Hasta este mediodía, La costa en el crepúsculo no fue para mí más que un texto ligado a mi biografía cinéfila de joven triste; un texto perdido en una etérea y modesta revista de 1964; un relato no conectado con nada ni con nadie, salvo conmigo, que intenté pasarlo al cine y conservo de la experiencia unas fotografías extrañas que publicó Fotogramas. Hasta este mediodía yo creía que era un cuento que nadie conocía y que, de ir al buscador de google, no lo encontraría ni nombrado. Y sin embargo la sorpresa ha saltado cuando he visto que hay una película española de 1971, The sleeping coast, firmada por Rafael Gasent, «inspirada lejanamente en el cuento La costa en el crepúsculo».

¿Es Gasent alguien que en aquellos días llevó una vida paralela a la mía? ¿Tiene Gasent una mínima noticia de todo esto? Lo más curioso es que el año pasado revisó aquella historia rodada en su juventud y «filmó Living in the coast, basándose en aquel cuento de la sirena (…) tomando apuntes de la narrativa de Bradbury, pero llevándolos a su propio terreno». O sea que muy probablemente es alguien que, como yo, ha visto su vida marcada por aquel relato de Bradbury.

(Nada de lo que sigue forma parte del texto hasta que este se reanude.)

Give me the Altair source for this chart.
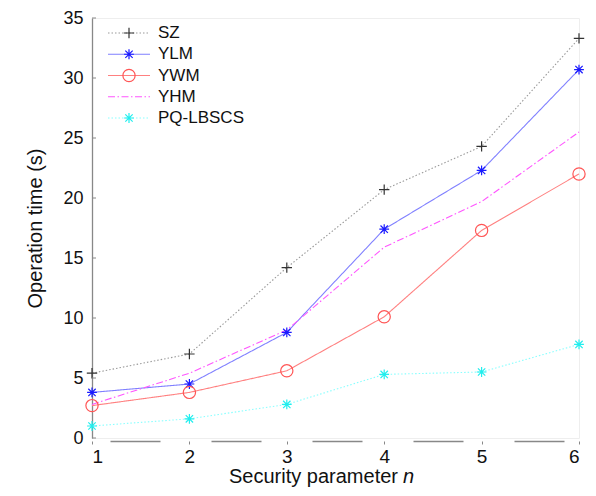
import altair as alt
import pandas as pd

# ---- data ----
n_vals = [1, 2, 3, 4, 5, 6]
series_names = ["SZ", "YLM", "YWM", "YHM", "PQ-LBSCS"]
sz = [5.4, 7.0, 14.2, 20.7, 24.3, 33.3]
ylm = [3.8, 4.5, 8.8, 17.4, 22.3, 30.7]
ywm = [2.7, 3.8, 5.6, 10.1, 17.3, 22.0]
yhm = [2.8, 5.4, 9.0, 15.9, 19.7, 25.5]
pq = [1.0, 1.6, 2.8, 5.3, 5.5, 7.8]
y_ticks = [0, 5, 10, 15, 20, 25, 30, 35]
x_title = "Security parameter"
x_var = "n"
y_title = "Operation time (s)"

values = {"SZ": sz, "YLM": ylm, "YWM": ywm, "YHM": yhm, "PQ-LBSCS": pq}
rows = []
for s in series_names:
    for xv, yv in zip(n_vals, values[s]):
        rows.append({"n": xv, "series": s, "value": yv})
df = pd.DataFrame(rows)
legend_df = pd.DataFrame({"series": series_names})
tick_df = pd.DataFrame({"v": y_ticks})

# ---- styles ----
FONT = "Liberation Sans"
line_colors = ["#9a9a9a", "#8080ff", "#ff8080", "#ff55ff", "#88ffff"]
marker_colors = ["#333333", "#1a1aff", "#ff5555", "#ff55ff", "#22eeee"]
dashes = [[1.5, 2], [1, 0], [1, 0], [7, 2.5, 1.5, 2.5], [1.5, 2]]
plus = "M-0.85,0L0.85,0M0,-0.85L0,0.85"
star = "M-0.8,0L0.8,0M0,-0.8L0,0.8M-0.6,-0.6L0.6,0.6M-0.6,0.6L0.6,-0.6"
circ = "M1,0A1,1 0 1,1 -1,0A1,1 0 1,1 1,0Z"
shapes = [plus, star, circ, "circle", star]

W, H = 487, 420
x_scale = alt.Scale(domain=[1, 6], nice=False, zero=False)
y_scale = alt.Scale(domain=[0, 35], nice=False)
color_enc = alt.Color("series:N", scale=alt.Scale(domain=series_names, range=line_colors), legend=None)
stroke_enc = alt.Stroke("series:N", scale=alt.Scale(domain=series_names, range=marker_colors), legend=None)
dash_enc = alt.StrokeDash("series:N", scale=alt.Scale(domain=series_names, range=dashes), legend=None)
shape_enc = alt.Shape("series:N", scale=alt.Scale(domain=series_names, range=shapes), legend=None)

x_axis = alt.Axis(values=n_vals, format="d", title=None, domainDash=[50, 51],
                  domainDashOffset=83, domainColor="#888888", domainWidth=1.5,
                  offset=3, tickSize=3, tickColor="#888888", labelPadding=3,
                  grid=False, labelFontSize=19, labelColor="#111111")
y_axis = alt.Axis(values=y_ticks, title=y_title, domainColor="#888888", domainWidth=1.3,
                  tickSize=0, labelPadding=9, grid=False, labelFontSize=18,
                  titleFontSize=20, titleFontWeight="normal", titlePadding=17,
                  labelColor="#111111", titleColor="#111111")

base = alt.Chart(df)
lines = base.mark_line(strokeWidth=1.1).encode(
    x=alt.X("n:Q", scale=x_scale, axis=x_axis),
    y=alt.Y("value:Q", scale=y_scale, axis=y_axis),
    color=color_enc,
    strokeDash=dash_enc,
)
points = base.transform_filter(alt.datum.series != "YHM").mark_point(
    filled=False, strokeWidth=1.2, size=150, opacity=1
).encode(
    x=alt.X("n:Q", scale=x_scale),
    y=alt.Y("value:Q", scale=y_scale, axis=None),
    shape=shape_enc,
    stroke=stroke_enc,
)
yticks = alt.Chart(tick_df).mark_rule(color="#888888", strokeWidth=1).encode(
    x=alt.value(0), x2=alt.value(4),
    y=alt.Y("v:Q", scale=y_scale, axis=None),
)

ly = alt.Y("series:N", scale=alt.Scale(type="point", domain=series_names, range=[15, 100], padding=0), axis=None)
leg_lines = alt.Chart(legend_df).mark_rule(strokeWidth=1.1).encode(
    x=alt.value(16), x2=alt.value(58), y=ly, color=color_enc, strokeDash=dash_enc,
)
leg_points = alt.Chart(legend_df).transform_filter(alt.datum.series != "YHM").mark_point(
    filled=False, strokeWidth=1.2, size=150, opacity=1
).encode(x=alt.value(37), y=ly, shape=shape_enc, stroke=stroke_enc)
leg_text = alt.Chart(legend_df).mark_text(
    align="left", baseline="middle", fontSize=17, font=FONT, color="#111111"
).encode(x=alt.value(66), y=ly, text="series:N")

title_df = pd.DataFrame({"a": [x_title], "b": [x_var]})
xt1 = alt.Chart(title_df).mark_text(
    align="right", baseline="middle", fontSize=20, font=FONT, color="#111111"
).encode(x=alt.value(306), y=alt.value(H + 39), text="a:N")
xt2 = alt.Chart(title_df).mark_text(
    align="left", baseline="middle", fontSize=20, font=FONT, fontStyle="italic", color="#111111"
).encode(x=alt.value(311), y=alt.value(H + 39), text="b:N")

chart = alt.layer(
    lines, points, yticks, leg_lines, leg_points, leg_text, xt1, xt2
).resolve_scale(y="independent").properties(
    width=W, height=H,
    autosize=alt.AutoSizeParams(type="none"),
    padding={"left": 84, "top": 10, "right": 9, "bottom": 50},
).configure_view(stroke="#eeeeee").configure_axis(
    labelFont=FONT, titleFont=FONT
)

chart.save("out.html", embed_options={"renderer": "svg", "actions": False})
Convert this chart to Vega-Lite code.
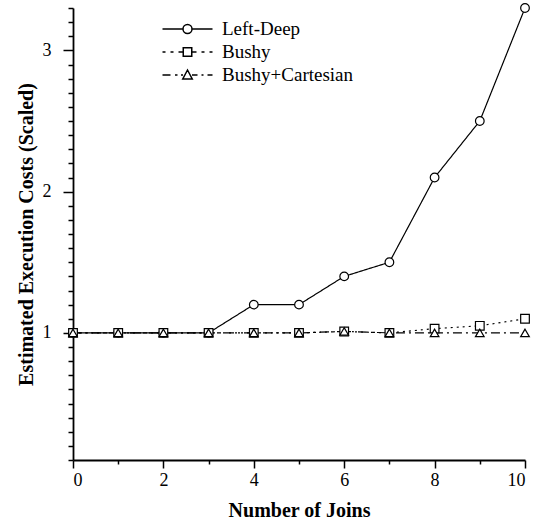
{
  "$schema": "https://vega.github.io/schema/vega-lite/v6.json",
  "width": 452,
  "height": 452,
  "autosize": {"type": "none"},
  "padding": {"left": 73, "top": 8, "right": 11, "bottom": 65},
  "background": "white",
  "config": {
    "view": {"stroke": null},
    "font": "Liberation Serif",
    "axis": {
      "grid": false,
      "domainColor": "black",
      "domainWidth": 1.8,
      "tickColor": "black",
      "tickWidth": 1.5,
      "labelColor": "black",
      "labelFont": "Liberation Serif",
      "labelFontSize": 18,
      "titleFont": "Liberation Serif",
      "titleFontSize": 20,
      "titleFontWeight": "bold",
      "titleColor": "black"
    }
  },
  "data": {
    "values": [
      {"joins": 0, "cost": 1.0, "series": "Left-Deep"},
      {"joins": 1, "cost": 1.0, "series": "Left-Deep"},
      {"joins": 2, "cost": 1.0, "series": "Left-Deep"},
      {"joins": 3, "cost": 1.0, "series": "Left-Deep"},
      {"joins": 4, "cost": 1.2, "series": "Left-Deep"},
      {"joins": 5, "cost": 1.2, "series": "Left-Deep"},
      {"joins": 6, "cost": 1.4, "series": "Left-Deep"},
      {"joins": 7, "cost": 1.5, "series": "Left-Deep"},
      {"joins": 8, "cost": 2.1, "series": "Left-Deep"},
      {"joins": 9, "cost": 2.5, "series": "Left-Deep"},
      {"joins": 10, "cost": 3.3, "series": "Left-Deep"},
      {"joins": 0, "cost": 1.0, "series": "Bushy"},
      {"joins": 1, "cost": 1.0, "series": "Bushy"},
      {"joins": 2, "cost": 1.0, "series": "Bushy"},
      {"joins": 3, "cost": 1.0, "series": "Bushy"},
      {"joins": 4, "cost": 1.0, "series": "Bushy"},
      {"joins": 5, "cost": 1.0, "series": "Bushy"},
      {"joins": 6, "cost": 1.01, "series": "Bushy"},
      {"joins": 7, "cost": 1.0, "series": "Bushy"},
      {"joins": 8, "cost": 1.03, "series": "Bushy"},
      {"joins": 9, "cost": 1.05, "series": "Bushy"},
      {"joins": 10, "cost": 1.1, "series": "Bushy"},
      {"joins": 0, "cost": 1.0, "series": "Bushy+Cartesian"},
      {"joins": 1, "cost": 1.0, "series": "Bushy+Cartesian"},
      {"joins": 2, "cost": 1.0, "series": "Bushy+Cartesian"},
      {"joins": 3, "cost": 1.0, "series": "Bushy+Cartesian"},
      {"joins": 4, "cost": 1.0, "series": "Bushy+Cartesian"},
      {"joins": 5, "cost": 1.0, "series": "Bushy+Cartesian"},
      {"joins": 6, "cost": 1.01, "series": "Bushy+Cartesian"},
      {"joins": 7, "cost": 1.0, "series": "Bushy+Cartesian"},
      {"joins": 8, "cost": 1.0, "series": "Bushy+Cartesian"},
      {"joins": 9, "cost": 1.0, "series": "Bushy+Cartesian"},
      {"joins": 10, "cost": 1.0, "series": "Bushy+Cartesian"}
    ]
  },
  "encoding": {
    "x": {
      "field": "joins",
      "type": "quantitative",
      "title": "Number of Joins",
      "scale": {"domain": [0, 10], "nice": false, "zero": false},
      "axis": {
        "values": [0, 1, 2, 3, 4, 5, 6, 7, 8, 9, 10],
        "format": "d",
        "labelExpr": "datum.value % 2 == 0 ? datum.label : ''",
        "tickSize": {"condition": {"test": "datum.value % 2 == 0", "value": 8}, "value": 4},
        "labelPadding": 3,
        "titlePadding": 11
      }
    },
    "y": {
      "field": "cost",
      "type": "quantitative",
      "title": "Estimated Execution Costs (Scaled)",
      "scale": {"domain": [0.1, 3.3], "nice": false, "zero": false},
      "axis": {
        "values": [0.1, 0.2, 0.3, 0.4, 0.5, 0.6, 0.7, 0.8, 0.9, 1, 1.1, 1.2, 1.3, 1.4, 1.5, 1.6, 1.7, 1.8, 1.9, 2, 2.1, 2.2, 2.3, 2.4, 2.5, 2.6, 2.7, 2.8, 2.9, 3, 3.1, 3.2, 3.3],
        "format": "~g",
        "labelExpr": "(datum.value == 1 || datum.value == 2 || datum.value == 3) ? datum.label : ''",
        "tickSize": {"condition": {"test": "datum.value == 1 || datum.value == 2 || datum.value == 3", "value": 10}, "value": 5},
        "labelPadding": 12,
        "titlePadding": 6
      }
    }
  },
  "layer": [
    {
      "mark": {"type": "line", "color": "black", "strokeWidth": 1.2},
      "encoding": {
        "strokeDash": {
          "field": "series",
          "type": "nominal",
          "scale": {"domain": ["Left-Deep", "Bushy", "Bushy+Cartesian"], "range": [[1, 0], [2, 4], [9, 4, 2, 4]]},
          "legend": null
        }
      }
    },
    {
      "mark": {"type": "point", "fill": "white", "stroke": "black", "strokeWidth": 1.2, "size": 75, "opacity": 1},
      "encoding": {
        "shape": {
          "field": "series",
          "type": "nominal",
          "scale": {"domain": ["Left-Deep", "Bushy", "Bushy+Cartesian"], "range": ["circle", "square", "triangle-up"]},
          "legend": null
        }
      }
    },
    {
      "transform": [{"filter": "false"}],
      "mark": {"type": "point", "color": "black", "filled": false, "size": 100, "opacity": 1},
      "encoding": {
        "shape": {
          "field": "series",
          "type": "nominal",
          "scale": {
            "domain": ["Left-Deep", "Bushy", "Bushy+Cartesian"],
            "range": [
              "M-5,0H-0.9M0.9,0H5M0.9,0A0.9,0.9,0,1,1,-0.9,0A0.9,0.9,0,1,1,0.9,0Z",
              "M-5,0H-4.4M-3.4,0H-2.8M-1.8,0H-0.85M0.85,0H1.8M2.8,0H3.4M4.4,0H5M-0.85,-0.85H0.85V0.85H-0.85Z",
              "M-5,0H-3.4M-2.5,0H-2.0M-1.3,0H-0.9M0.9,0H2.0M2.8,0H3.2M4.0,0H5M0,-1L0.95,0.8L-0.95,0.8Z"
            ]
          },
          "legend": {
            "orient": "none",
            "legendX": 90,
            "legendY": 11.5,
            "title": null,
            "padding": 0,
            "symbolSize": 100,
            "symbolOffset": 15,
            "labelOffset": 25,
            "labelFont": "Liberation Serif",
            "labelFontSize": 19,
            "labelColor": "black",
            "rowPadding": 3,
            "encode": {
              "symbols": {
                "update": {
                  "opacity": {"value": 1},
                  "fill": {"value": "white"},
                  "stroke": {"value": "black"},
                  "strokeWidth": {"value": 1.2},
                  "size": {"value": 100}
                }
              }
            }
          }
        }
      }
    }
  ],
  "resolve": {"scale": {"shape": "independent"}}
}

Ese primer número de la revista Minotauro -me indica también google- fue publicado por el gran editor argentino Francisco Porrúa, al que hace unos años conocí en Barcelona y me trató con un inesperado cariño inolvidable, como si intuyera o creyera que estábamos unidos por más cosas que un simple saludo. Porrúa fue el editor en 1955 de Crónicas Marcianas -también de Bradbury, traducida bajo seudónimo por el propio Porrúa y con un inolvidable prólogo de Borges- y el histórico primer editor de Cien años de soledad.

Como pensaba que nadie conocía ese cuento perdido, me he llevado también una sorpresa al enterarme de que lo escribió Bradbury tras leer «un encantador poema de Robert Hillyer sobre el hallazgo de una sirena en Plymouth Rock». Ahora, para completar un círculo imaginario, debería averiguar quién es el tal Hillyer y tal vez acercarme algún día a la playa de Plymouth Rock y repetir allí la secuencia del suicidio del autor. Y de paso comprobar que tampoco Plymouth Rock me pertenece plenamente.